Prague, 18 June 1998 (RFE/RL) -- The Czech Republic goes into parliamentary elections this weekend (June 19/20) amid widespread gloom. The economy is moribund, and chances are considered negligible that voting will produce a strong government to tackle the general malaise.
One thing is striking in this rather somber landscape. The presence of former Prime Minister Vaclav Klaus is pervasive. Klaus, driven from office when his coalition collapsed late last year amid recriminations of arrogance, incompetence and corruption, has not faded from the political scene as expected. Klaus, the architect of Czech reform, has re-emerged as a central figure in the pre-election campaign. Czech affairs specialist at RFE/RL, Jefim Fistein, sees Klaus's survival as remarkable.

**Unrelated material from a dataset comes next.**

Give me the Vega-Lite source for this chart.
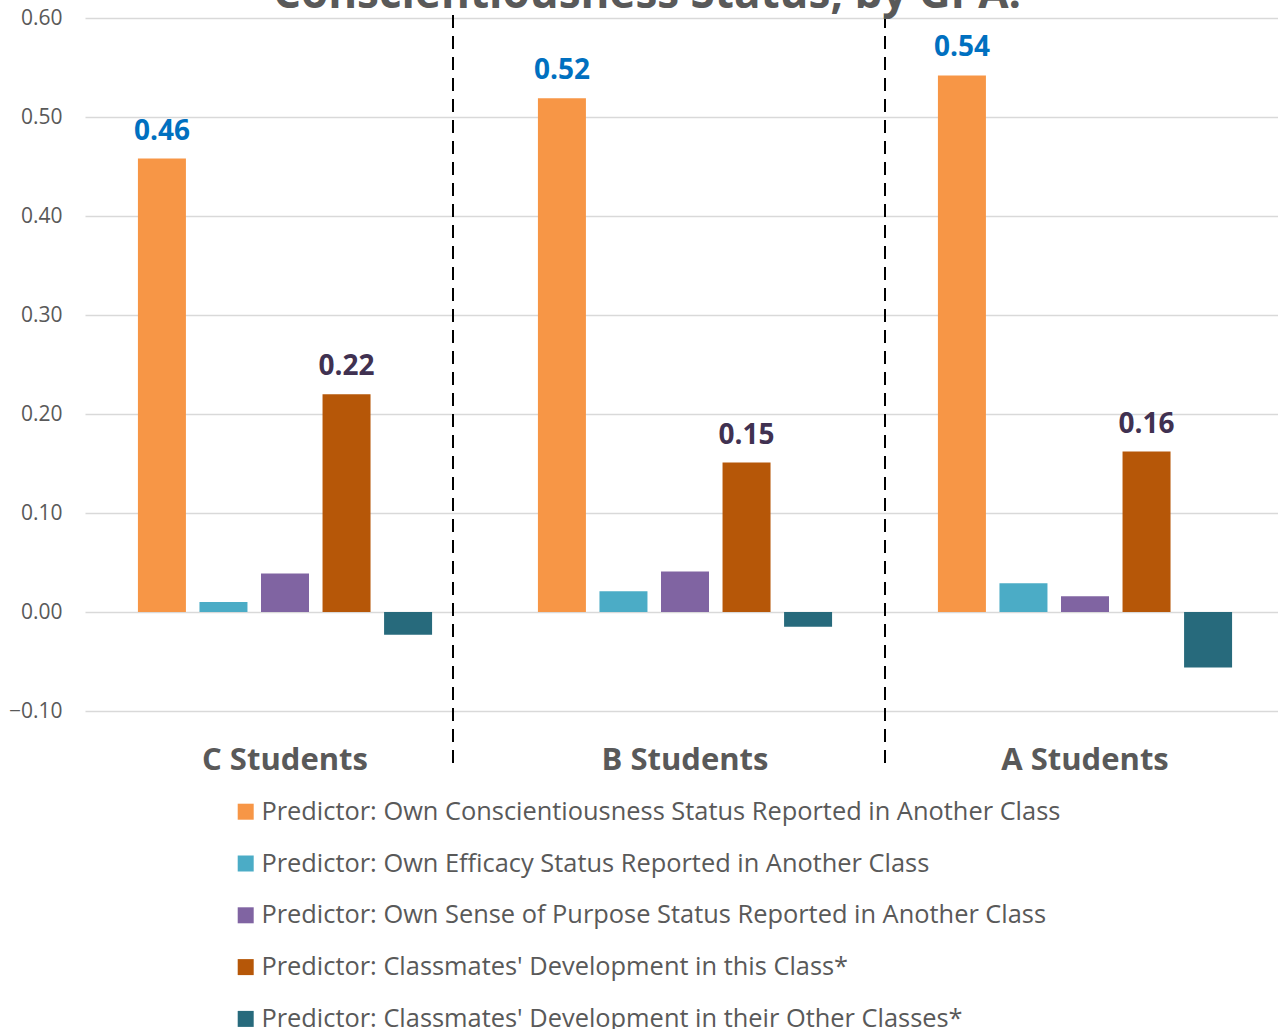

"It's absolutely phenomenal, all the opposite predictions proved false, and the reason for this is that what Klaus really succeeded in doing was building what you could call a people's party, (the ODS), a party which has deep roots into the Czech population, and which has a very large net of local organizations and very many dedicated people".
Since the collapse of the Klaus minority coalition government in November, the country has been led competently enough by a government of technocrats under Prime Minister Josef Tosovsky, a quiet, former central banker. The non-political interregnum is presumably about to end, but Fistein says prospects that the politicians will be able to put together a strong government after the election appear nil.
"It's absolutely impossible because the divisions in the Czech population are deep, and already sufficiently crystallized for one to say that the changes in voting patterns will be small. That is to say, about half the Czech population are left-wing, and about half are right-wing."
Pre-election opinion polls indicate the strongest single party is the leftist Social Democrats (CSSD), led by Milos Zeman, which could take about 25 percent of the votes. Not far behind is Klaus's ODS, the conservative Civic Democratic Party, with something over 20 percent voter support -- a remarkable showing considering the ODS split after Klaus's fall from office.
These two main parties however are not expected to gain enough votes to govern in their own right. Some see the best chance for stability in the short term as the formation of a grand coalition between the two -- despite the fact that both parties say they don't want that. Such a coalition could provide the opportunity for a reform of the electoral system, a change widely viewed as a necessary if future elections are to produce clear winners instead of political gridlock.
But if Klaus and Zeman do not form a grand coalition this time, the stage is set for messy negotiations between bigger and smaller parties, in which President Vaclav Havel will play a key role. Some of the minor parties have pledged not to work with one another, which will complicate the issue.
The two "untouchables", considered unfit to be full coalition partners, are the Republicans on the far right, and the Communists on the left. But the communists might yet have a role to play: one possible scenario is a minority administration led by the CSSD but gaining additional support in parliament from the communists.
In the prosperous Czech capital Prague, optimism comes easier than in the provinces. The city has full employment and the highest average wage. But for many people outside the capital, there's gloom over the falling real wages and increasing unemployment, results of an economy stagnating because the politicians are unable to provide direction, decisiveness and security.
Nearly a decade after the Velvet Revolution, economic transition remains incomplete, despite the hard reformist rhetoric of the Klaus years. Who can get the economy working again, and bring to the country the prosperity it is certainly capable of producing? That question is not likely to be answered by this weekend's elections.